[Begin Raw data]
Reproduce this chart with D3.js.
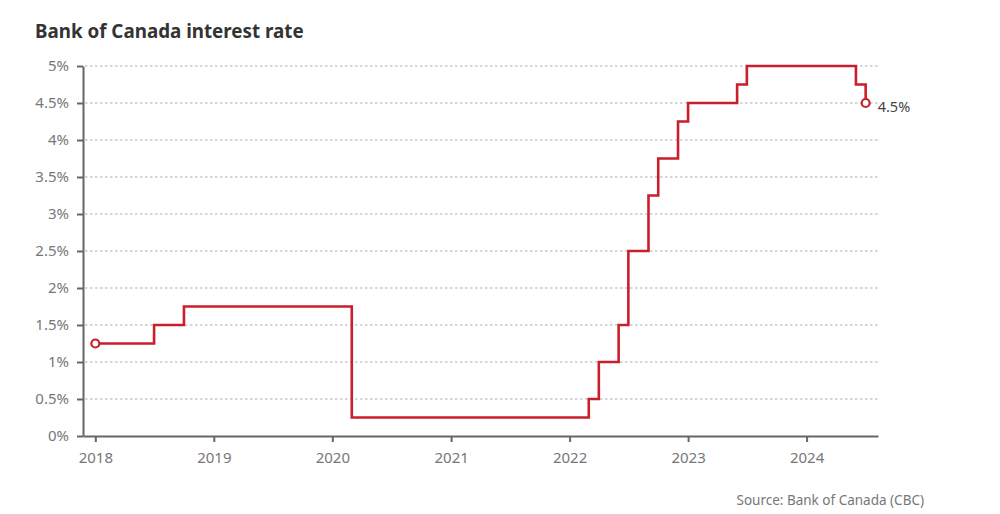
<!DOCTYPE html>
<html><head><meta charset="utf-8">
<script src="https://cdn.jsdelivr.net/npm/d3@7"></script>
<style>
body{margin:0;background:#fff;}
svg{display:block;font-family:"Noto Sans",sans-serif;}
</style></head>
<body><svg id="c" width="1000" height="514"></svg>
<script>
const changeDates = ["2018-01-01","2018-07-01","2018-10-01","2020-03-01","2022-03-01","2022-04-01","2022-06-01","2022-07-01","2022-09-01","2022-10-01","2022-12-01","2023-01-01","2023-06-01","2023-07-01","2024-06-01","2024-07-01"];
const rates = [1.25,1.5,1.75,0.25,0.5,1.0,1.5,2.5,3.25,3.75,4.25,4.5,4.75,5.0,4.75,4.5];
const yTicks = [0,0.5,1,1.5,2,2.5,3,3.5,4,4.5,5];
const xTickYears = [2018,2019,2020,2021,2022,2023,2024];
const xDomain = ["2017-11-24","2024-08-08"];
const title = "Bank of Canada interest rate";
const source = "Source: Bank of Canada (CBC)";

const parse = d3.timeParse("%Y-%m-%d");
const data = changeDates.map((d,i)=>({date:parse(d), v:rates[i]}));
const svg = d3.select("#c");
const m = {l:83, r:878, t:66, b:436};
const x = d3.scaleTime().domain(xDomain.map(parse)).range([m.l, m.r]);
const y = d3.scaleLinear().domain([0,5]).range([m.b, m.t]);
const fmt = v => d3.format("")(v) + "%";

svg.append("text").attr("x",35).attr("y",38).text(title)
  .attr("font-size",18.8).attr("font-weight",700).attr("fill","#333");

// grid
svg.append("g").selectAll("line").data(yTicks.filter(t=>t>0)).join("line")
  .attr("x1",m.l+2).attr("x2",m.r).attr("y1",d=>y(d)).attr("y2",d=>y(d))
  .attr("stroke","#a3b0b9").attr("stroke-width",1.2).attr("stroke-dasharray","2.5,2.5");

// y axis
const ya = svg.append("g").attr("transform",`translate(${m.l},0)`)
  .call(d3.axisLeft(y).tickValues(yTicks).tickFormat(fmt).tickSize(6).tickSizeOuter(0).tickPadding(8));
ya.attr("font-size",15).attr("font-family","Noto Sans");
ya.select(".domain").attr("stroke","#666").attr("stroke-width",2);
ya.selectAll(".tick line").attr("stroke","#666").attr("stroke-width",2);
ya.selectAll(".tick text").attr("fill","#777");

// x axis
const xa = svg.append("g").attr("transform",`translate(0,${m.b})`)
  .call(d3.axisBottom(x).tickValues(xTickYears.map(yr=>new Date(yr,0,1))).tickFormat(d3.timeFormat("%Y")).tickSize(6).tickSizeOuter(0).tickPadding(10));
xa.attr("font-size",15).attr("font-family","Noto Sans");
xa.select(".domain").attr("stroke","#666").attr("stroke-width",2);
xa.selectAll(".tick line").attr("stroke","#666").attr("stroke-width",2);
xa.selectAll(".tick text").attr("fill","#777");

// line
const line = d3.line().x(d=>x(d.date)).y(d=>y(d.v)).curve(d3.curveStepAfter);
svg.append("path").datum(data).attr("d",line).attr("fill","none")
  .attr("stroke","#c91f2d").attr("stroke-width",2.6).attr("stroke-linejoin","miter");

const ends = [data[0], data[data.length-1]];
svg.selectAll("circle.e").data(ends).join("circle")
  .attr("cx",d=>x(d.date)).attr("cy",d=>y(d.v)).attr("r",4)
  .attr("fill","#fff").attr("stroke","#c91f2d").attr("stroke-width",2.2);

const last = data[data.length-1];
svg.append("text").attr("x",x(last.date)+12).attr("y",y(last.v)+9).text(fmt(last.v))
  .attr("font-size",14.5).attr("fill","#444");

svg.append("text").attr("x",924).attr("y",505).attr("text-anchor","end").text(source)
  .attr("font-size",13.5).attr("fill","#777");
</script></body></html>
[End Raw data]
:: Task prompt ::
Print the whole listing above once more, word for word, without its pictures.

:: Problem solution ::
Reproduce this chart with D3.js.
<!DOCTYPE html>
<html><head><meta charset="utf-8">
<script src="https://cdn.jsdelivr.net/npm/d3@7"></script>
<style>
body{margin:0;background:#fff;}
svg{display:block;font-family:"Noto Sans",sans-serif;}
</style></head>
<body><svg id="c" width="1000" height="514"></svg>
<script>
const changeDates = ["2018-01-01","2018-07-01","2018-10-01","2020-03-01","2022-03-01","2022-04-01","2022-06-01","2022-07-01","2022-09-01","2022-10-01","2022-12-01","2023-01-01","2023-06-01","2023-07-01","2024-06-01","2024-07-01"];
const rates = [1.25,1.5,1.75,0.25,0.5,1.0,1.5,2.5,3.25,3.75,4.25,4.5,4.75,5.0,4.75,4.5];
const yTicks = [0,0.5,1,1.5,2,2.5,3,3.5,4,4.5,5];
const xTickYears = [2018,2019,2020,2021,2022,2023,2024];
const xDomain = ["2017-11-24","2024-08-08"];
const title = "Bank of Canada interest rate";
const source = "Source: Bank of Canada (CBC)";

const parse = d3.timeParse("%Y-%m-%d");
const data = changeDates.map((d,i)=>({date:parse(d), v:rates[i]}));
const svg = d3.select("#c");
const m = {l:83, r:878, t:66, b:436};
const x = d3.scaleTime().domain(xDomain.map(parse)).range([m.l, m.r]);
const y = d3.scaleLinear().domain([0,5]).range([m.b, m.t]);
const fmt = v => d3.format("")(v) + "%";

svg.append("text").attr("x",35).attr("y",38).text(title)
  .attr("font-size",18.8).attr("font-weight",700).attr("fill","#333");

// grid
svg.append("g").selectAll("line").data(yTicks.filter(t=>t>0)).join("line")
  .attr("x1",m.l+2).attr("x2",m.r).attr("y1",d=>y(d)).attr("y2",d=>y(d))
  .attr("stroke","#a3b0b9").attr("stroke-width",1.2).attr("stroke-dasharray","2.5,2.5");

// y axis
const ya = svg.append("g").attr("transform",`translate(${m.l},0)`)
  .call(d3.axisLeft(y).tickValues(yTicks).tickFormat(fmt).tickSize(6).tickSizeOuter(0).tickPadding(8));
ya.attr("font-size",15).attr("font-family","Noto Sans");
ya.select(".domain").attr("stroke","#666").attr("stroke-width",2);
ya.selectAll(".tick line").attr("stroke","#666").attr("stroke-width",2);
ya.selectAll(".tick text").attr("fill","#777");

// x axis
const xa = svg.append("g").attr("transform",`translate(0,${m.b})`)
  .call(d3.axisBottom(x).tickValues(xTickYears.map(yr=>new Date(yr,0,1))).tickFormat(d3.timeFormat("%Y")).tickSize(6).tickSizeOuter(0).tickPadding(10));
xa.attr("font-size",15).attr("font-family","Noto Sans");
xa.select(".domain").attr("stroke","#666").attr("stroke-width",2);
xa.selectAll(".tick line").attr("stroke","#666").attr("stroke-width",2);
xa.selectAll(".tick text").attr("fill","#777");

// line
const line = d3.line().x(d=>x(d.date)).y(d=>y(d.v)).curve(d3.curveStepAfter);
svg.append("path").datum(data).attr("d",line).attr("fill","none")
  .attr("stroke","#c91f2d").attr("stroke-width",2.6).attr("stroke-linejoin","miter");

const ends = [data[0], data[data.length-1]];
svg.selectAll("circle.e").data(ends).join("circle")
  .attr("cx",d=>x(d.date)).attr("cy",d=>y(d.v)).attr("r",4)
  .attr("fill","#fff").attr("stroke","#c91f2d").attr("stroke-width",2.2);

const last = data[data.length-1];
svg.append("text").attr("x",x(last.date)+12).attr("y",y(last.v)+9).text(fmt(last.v))
  .attr("font-size",14.5).attr("fill","#444");

svg.append("text").attr("x",924).attr("y",505).attr("text-anchor","end").text(source)
  .attr("font-size",13.5).attr("fill","#777");
</script></body></html>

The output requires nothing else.